Come ha avuto origine il suo impegno per Hussein?

Nel 2016 ho lavorato come ingegnere alla diga di Mosul, quella protetta dai miliari italiani. Hussein è figlio di uno degli operai iracheni e stava nel campo che li ospita. Siamo diventati amici. Addirittura lo avevano qualificato mio «assistente personale». É un ragazzo meraviglioso, che ha dovuto combattere tante battaglie nella sua giovanissima vita. Sono rimasto in contatto con la sua famiglia e, quando ho saputo che doveva affrontare l’ennesimo intervento, mi sono detto che occorreva aiutarlo.

Quella di oggi non è la prima operazione, quindi?

No, ne ha subite altre due in passato, una in Iraq e una in Turchia. Non sono bastate. Inizialmente ci avevano detto che stavolta Hussein poteva essere operato in patria, poi si è scoperto che mancavano le competenze necessarie. Allora mi sono messo in contatto con il «Gaslini» di Genova, dove ho conosciuto il dottor Nuri, un luminare della cardiochirurgia infantile, curdo iracheno, che ci ha aiutati a richiedere il visto per Hussein.

Un’iniziativa non facile, anche dal punto di vista burocratico…

Già: pensi che avevamo pronti i biglietti per un volo che faceva scalo in Austria, ma il visto che abbiamo ottenuto era valido solo per entrare in Italia, senza transitare per altri scali europei. Abbiamo dovuto trovare un’altra soluzione con una tappa intermedia in Turchia. E poi, per ottenerlo, abbiamo dovuto pagare i costi dell’operazione anticipatamente: circa 19.700 euro. Il tutto con l’ansia di una corsa contro il tempo. Finalmente, il 7 dicembre è arrivato a Milano.
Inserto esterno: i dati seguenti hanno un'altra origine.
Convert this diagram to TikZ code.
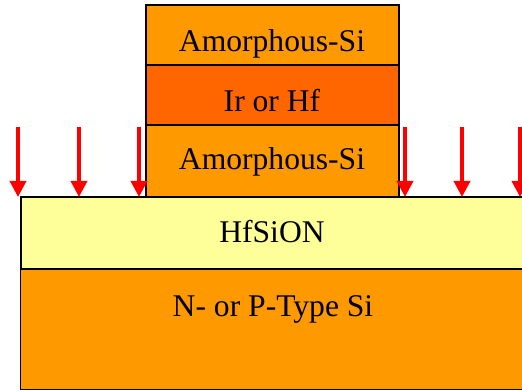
\documentclass[tikz,border=0pt]{standalone}
\usepackage{fontspec}
\setmainfont{Liberation Serif}
\usetikzlibrary{arrows.meta}
\definecolor{orangeSi}{HTML}{FF9900}
\definecolor{metal}{HTML}{FF6600}
\definecolor{oxide}{HTML}{FFFF99}
\begin{document}
\begin{tikzpicture}[x=1pt,y=-1pt,
  layer/.style={draw=black,line width=1.6pt,rectangle,inner sep=0pt,outer sep=0pt},
  lbl/.style={anchor=base,inner sep=0pt,font=\fontsize{31.6}{38}\selectfont},
  implant/.style={draw=red,fill=red,line width=3.5pt,-{Triangle[width=16pt,length=16pt]}}]
\useasboundingbox (0,0) rectangle (522,390);
\clip (0,0) rectangle (522,390);
% substrate and oxide
\path[layer,fill=orangeSi] (21,269) rectangle (540,389);
\node[layer,fill=orangeSi,minimum width=519pt,minimum height=120pt,anchor=north west,draw=none] (sub) at (21,269) {};
\path[layer,fill=oxide] (21,197) rectangle (540,269);
\node[anchor=north west,minimum width=519pt,minimum height=72pt,inner sep=0pt] (ox) at (21,197) {};
% gate stack
\node[layer,fill=orangeSi,minimum width=253pt,minimum height=72pt,anchor=north west] (as2) at (146,125) {};
\node[layer,fill=metal,minimum width=253pt,minimum height=60pt,anchor=north west] (ir) at (146,65) {};
\node[layer,fill=orangeSi,minimum width=253pt,minimum height=60pt,anchor=north west] (as1) at (146,5) {};
% labels
\node[lbl] (t1) at (272,52) {Amorphous-Si};
\node[lbl] (t2) at (272,112) {Ir or Hf};
\node[lbl] (t3) at (272,170) {Amorphous-Si};
\node[lbl] (t4) at (272,243) {HfSiON};
\node[lbl] (t5) at (273,316) {N- or P-Type Si};
% implant arrows
\foreach \i/\x in {1/18,2/79,3/139,4/405,5/462,6/520}{
  \coordinate (s\i) at (\x,127);
  \draw[implant] (s\i) -- (s\i |- ox.north);
}
\end{tikzpicture}
\end{document}
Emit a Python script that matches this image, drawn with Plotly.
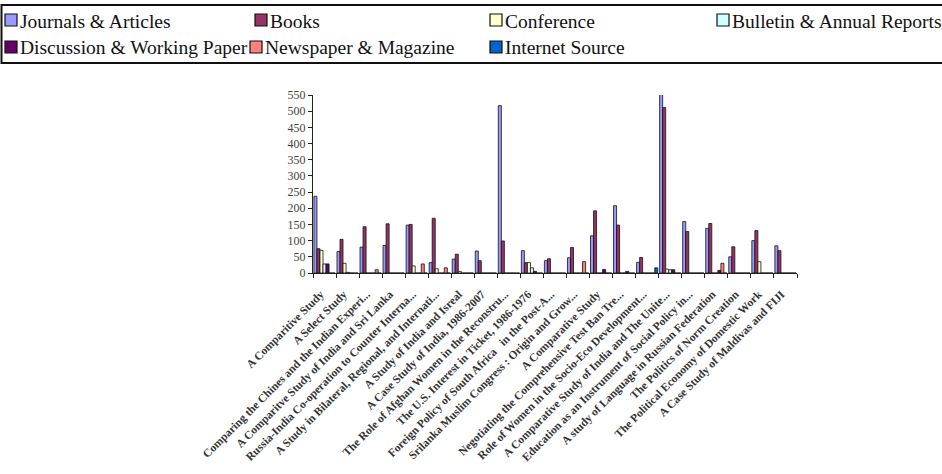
import plotly.graph_objects as go

categories = [
    "A Comparitive Study",
    "A Select Study",
    "Comparing the Chines and the Indian Experi...",
    "A Comparitve Study of India and Sri Lanka",
    "Russia-India Co-operation to Counter Interna...",
    "A Study in Bilateral, Regional, and Internati...",
    "A Study of India and Isreal",
    "A Case Study of India, 1986-2007",
    "The Role of Afghan Women in the Reconstru...",
    "The U.S. Interest in Ticket, 1986-1976",
    "Foreign Policy of South Africa   in the Post-A...",
    "Srilanka Muslim Congress : Origin and Grow...",
    "A Comparative Study",
    "Negotiating the Comprehensive Test Ban Tre...",
    "Role of Women in the Socio-Eco Development...",
    "A Comparative Study of India and The Unite...",
    "Education as an Instrument of Social Policy in...",
    "A study of Language in Russian Federation",
    "The Politics of Norm Creation",
    "The Political Economy of Domestic Work",
    "A Case Study of Maldivas and FIJI",
]

journals = [237, 66, 80, 85, 148, 32, 43, 68, 517, 69, 38, 47, 115, 208, 33, 555, 159, 138, 50, 100, 84]
books = [75, 104, 143, 152, 150, 169, 58, 38, 99, 32, 44, 79, 192, 148, 48, 511, 128, 153, 81, 131, 69]
conference = [70, 30, 0, 0, 22, 13, 5, 0, 0, 32, 0, 0, 0, 0, 0, 12, 0, 0, 0, 35, 0]
bulletin = [28, 2, 0, 0, 0, 0, 0, 0, 0, 16, 0, 0, 0, 0, 0, 10, 0, 0, 0, 0, 0]
discussion = [28, 0, 0, 0, 0, 0, 0, 0, 0, 5, 0, 0, 11, 5, 0, 10, 0, 8, 0, 0, 0]
newspaper = [0, 0, 10, 0, 28, 16, 0, 0, 0, 0, 0, 35, 0, 0, 0, 0, 0, 30, 0, 0, 0]
internet = [0, 0, 0, 0, 0, 0, 0, 0, 0, 0, 0, 0, 0, 0, 16, 0, 0, 0, 0, 0, 0]

series_names = ["Journals & Articles", "Books", "Conference", "Bulletin & Annual Reports",
                "Discussion & Working Paper", "Newspaper & Magazine", "Internet Source"]
series_values = [journals, books, conference, bulletin, discussion, newspaper, internet]
series_colors = ["#9999FF", "#993366", "#FFFFCC", "#CCFFFF", "#660066", "#FF8080", "#0066CC"]

y_ticks = list(range(0, 551, 50))

W, H = 942, 474
L, R, T, B = 313, 797, 95, 273  # plot area in pixels


def px_x(p):
    return (p - L) / (R - L)


def px_y(p):
    return (B - p) / (B - T)


fig = go.Figure()
for name, vals, color in zip(series_names, series_values, series_colors):
    fig.add_trace(go.Bar(
        name=name, x=categories, y=vals, showlegend=False,
        marker=dict(color=color, line=dict(color="#111111", width=0.8)),
    ))

# manual legend (box, swatches, labels) laid out like the reference
legend_pos = [(5, 20), (255, 20), (490, 20), (717, 20),
              (5, 47), (250, 47), (490, 47)]
shapes = [dict(type="rect", xref="paper", yref="paper",
               x0=px_x(1.5), x1=px_x(W + 5), y0=px_y(63), y1=px_y(5),
               line=dict(color="#111111", width=2), fillcolor="rgba(0,0,0,0)", layer="below")]
annotations = []
for (lx, ly), name, color in zip(legend_pos, series_names, series_colors):
    shapes.append(dict(type="rect", xref="paper", yref="paper",
                       x0=px_x(lx), x1=px_x(lx + 12), y0=px_y(ly + 6), y1=px_y(ly - 6),
                       line=dict(color="#111111", width=1.2), fillcolor=color))
    annotations.append(dict(text=name, xref="paper", yref="paper",
                            x=px_x(lx + 13), y=px_y(ly + 1), xanchor="left", yanchor="middle",
                            showarrow=False,
                            font=dict(family="Liberation Serif", size=19.5, color="#111111")))

fig.update_layout(
    width=W, height=H,
    paper_bgcolor="white", plot_bgcolor="white",
    barmode="group", bargap=0.08, bargroupgap=0,
    margin=dict(l=L, r=W - R, t=T, b=H - B),
    font=dict(family="Liberation Serif", color="#222222"),
    showlegend=False,
    shapes=shapes,
    annotations=annotations,
    xaxis=dict(
        type="category", tickangle=-45, tickson="boundaries",
        ticks="outside", ticklen=4, tickcolor="#222222",
        showline=True, linecolor="#222222", linewidth=1.2,
        showgrid=False, automargin=False, ticklabelstandoff=9, ticklabelshift=-4,
        tickfont=dict(family="Liberation Serif", size=11.5, color="#333333", weight="bold"),
    ),
    yaxis=dict(
        range=[0, 550], tickvals=y_ticks, ticks="outside", ticklen=4,
        tickcolor="#222222", showline=True, linecolor="#222222", linewidth=1.2,
        showgrid=False, zeroline=False, automargin=False,
        tickfont=dict(family="Liberation Serif", size=12, color="#444444"),
    ),
)

# remove the page's default body margin so the figure fills the window exactly
fig.write_html("out.html", config={"displayModeBar": False},
               post_script="document.body.style.margin='0';")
Come avete fatto a raccogliere i fondi necessari?

Li stiamo tuttora raccogliendo, con due canali: uno è il sito www.gofoundme.com, con l’hashtag #ilmioamicohussein; l’altro è l’associazione «Bambininsieme » di Pievepelago. Non abbiamo ancora coperto le spese, ma l’importante è che da oggi Hussein può tornare a vivere.